Mumbai, Aug. 27 The Reserve Bank of India on Thursday set the alarm bells ringing that a deficient monsoon could affect the inflation outlook for the country more than growth prospects for the economy.

It also underscored the fact that large borrowing programmes (the Centre’s budgeted gross market borrowing in FY-2010 is Rs 4,91,044 crore) and a high fiscal deficit (the estimate for FY-10 is 6.8 per cent of GDP) could worsen the actual inflation situation over time, while also putting upward pressure on interest rates.

Trends in global commodity prices in the first quarter of 2009-10, according to the RBI’s annual report for 2008-09, indicate that an upside risk to inflation could persist from a rebound in global commodity prices ahead of the global recovery.

“Increase in minimum support price that may be seen as a measure to support farmers in a below monsoon year, could stoke inflation,” the report warned.
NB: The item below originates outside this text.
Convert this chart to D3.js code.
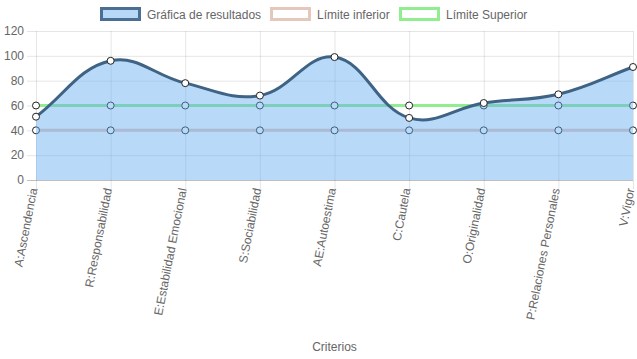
<!DOCTYPE html>
<html><head><meta charset="utf-8">
<script src="https://cdn.jsdelivr.net/npm/d3@7"></script>
<style>html,body{margin:0;padding:0;background:#fff;}svg{display:block;font-family:Arial,"Liberation Sans",Helvetica,sans-serif;}</style>
</head><body>
<svg id="c" width="637" height="359"></svg>
<script>
const categories = ["A:Ascendencia","R:Responsabilidad","E:Estabilidad Emocional","S:Sociabilidad","AE:Autoestima","C:Cautela","O:Originalidad","P:Relaciones Personales","V:Vigor"];
const resultados = [51,96,78,68,99,50,62,69,91];
const limiteInferior = [40,40,40,40,40,40,40,40,40];
const limiteSuperior = [60,60,60,60,60,60,60,60,60];
const yTicks = [0,20,40,60,80,100,120];
const seriesNames = ["Gráfica de resultados","Límite inferior","Límite Superior"];

(function(){
const svg = d3.select("#c");
const cLeft = 36, cRight = 633, cTop = 31, cBottom = 180;
const x = d3.scalePoint().domain(categories).range([cLeft, cRight]);
const y = d3.scaleLinear().domain([0,120]).range([cBottom, cTop]);

const g = svg.append("g");
g.selectAll(".hg").data(yTicks).enter().append("line")
  .attr("x1", cLeft-9).attr("x2", cRight).attr("y1", d=>y(d)+0.5).attr("y2", d=>y(d)+0.5)
  .attr("stroke", d=> d===0 ? "rgba(0,0,0,0.25)" : "rgba(0,0,0,0.1)").attr("stroke-width", 1);
g.selectAll(".vg").data(categories).enter().append("line")
  .attr("x1", d=>x(d)+0.5).attr("x2", d=>x(d)+0.5).attr("y1", cTop).attr("y2", cBottom+9)
  .attr("stroke", "rgba(0,0,0,0.1)").attr("stroke-width", 1);

g.selectAll(".yl").data(yTicks).enter().append("text")
  .attr("x", 24).attr("y", d=>y(d)).attr("dy","0.35em").attr("text-anchor","end")
  .attr("fill","#666").attr("font-size",12).text(d=>d);

g.selectAll(".xl").data(categories).enter().append("text")
  .attr("transform", d=>`translate(${x(d)+1.5},${cBottom+9}) rotate(-79)`)
  .attr("text-anchor","end")
  .attr("fill","#666").attr("font-size",12).text(d=>d);

svg.append("text").attr("x", (cLeft+cRight)/2).attr("y", 351).attr("text-anchor","middle")
  .attr("fill","#666").attr("font-size",12).text("Criterios");

function splinePath(vals){
  const pts = vals.map((v,i)=>({x:x(categories[i]), y:y(v)}));
  const cps = pts.map((p,i)=>{
    const prev = pts[i-1]||p, next = pts[i+1]||p;
    const d01 = Math.hypot(p.x-prev.x,p.y-prev.y), d12 = Math.hypot(next.x-p.x,next.y-p.y);
    let s01 = d01/(d01+d12), s12 = d12/(d01+d12);
    if(isNaN(s01)) s01=0; if(isNaN(s12)) s12=0;
    const t=0.4, fa=t*s01, fb=t*s12;
    return {px:p.x-fa*(next.x-prev.x), py:p.y-fa*(next.y-prev.y), nx:p.x+fb*(next.x-prev.x), ny:p.y+fb*(next.y-prev.y)};
  });
  const cap = v=>Math.max(cTop, Math.min(cBottom, v));
  let d = `M${pts[0].x},${pts[0].y}`;
  for(let i=1;i<pts.length;i++){
    d += `C${cps[i-1].nx},${cap(cps[i-1].ny)} ${cps[i].px},${cap(cps[i].py)} ${pts[i].x},${pts[i].y}`;
  }
  return {d, pts};
}

function drawSeries(vals, color){
  const sp = splinePath(vals);
  const gg = svg.append("g");
  gg.append("path").attr("d", sp.d).attr("fill","none").attr("stroke",color).attr("stroke-width",3);
  gg.selectAll("circle").data(sp.pts).enter().append("circle")
    .attr("cx", d=>d.x).attr("cy", d=>d.y).attr("r",3.5)
    .attr("fill","#fff").attr("stroke","#222").attr("stroke-width",1);
}

drawSeries(limiteSuperior, "rgb(144,238,144)");
drawSeries(limiteInferior, "rgb(228,200,188)");
const sp = splinePath(resultados);
svg.append("path").attr("d", sp.d + `L${x(categories[categories.length-1])},${y(0)}L${x(categories[0])},${y(0)}Z`)
  .attr("fill","rgba(100,170,240,0.45)");
svg.append("path").attr("d", sp.d).attr("fill","none").attr("stroke","#3f6384").attr("stroke-width",3);
svg.selectAll(".rp").data(sp.pts).enter().append("circle")
  .attr("cx", d=>d.x).attr("cy", d=>d.y).attr("r",3.5)
  .attr("fill","#fff").attr("stroke","#222").attr("stroke-width",1);

const legend = [
  {name:seriesNames[0], x:100, fill:"rgb(183,216,247)", stroke:"#4a6f93"},
  {name:seriesNames[1], x:270, fill:"#fff", stroke:"rgb(228,200,188)"},
  {name:seriesNames[2], x:399, fill:"#fff", stroke:"rgb(144,238,144)"}
];
const lg = svg.append("g");
legend.forEach(l=>{
  lg.append("rect").attr("x", l.x+1.5).attr("y", 8.5).attr("width", 38).attr("height", 11)
    .attr("fill", l.fill).attr("stroke", l.stroke).attr("stroke-width", 3);
  lg.append("text").attr("x", l.x+47).attr("y", 15).attr("dy","0.35em")
    .attr("fill","#666").attr("font-size",12).text(l.name);
});
})();
</script>
</body></html>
The first quarter review of the Monetary Policy revised the inflation projection for the end of the year to 5 per cent from 4 per cent projected in April and placed the GDP growth at ‘6 per cent with an upward bias’.

Rainfall deficiency during the kharif season could affect the growth and inflation outlook, besides rural disposable income. Despite positive growth and signs of recovery in the first quarter of 2009-10, the growth outlook for the industrial sector remains mixed, the report said.

The RBI is faced with the dilemma with regard to its Monetary Policy stance — while monetary tightening will result in weakening of recovery impulses, an easy Monetary Policy stance could stoke inflation in the future.

“A major challenge for the RBI is to deal with the unpleasant combination of subdued growth with emerging risk of high inflation, which poses a complex dilemma on the appropriate stance of the Monetary Policy,” the report said.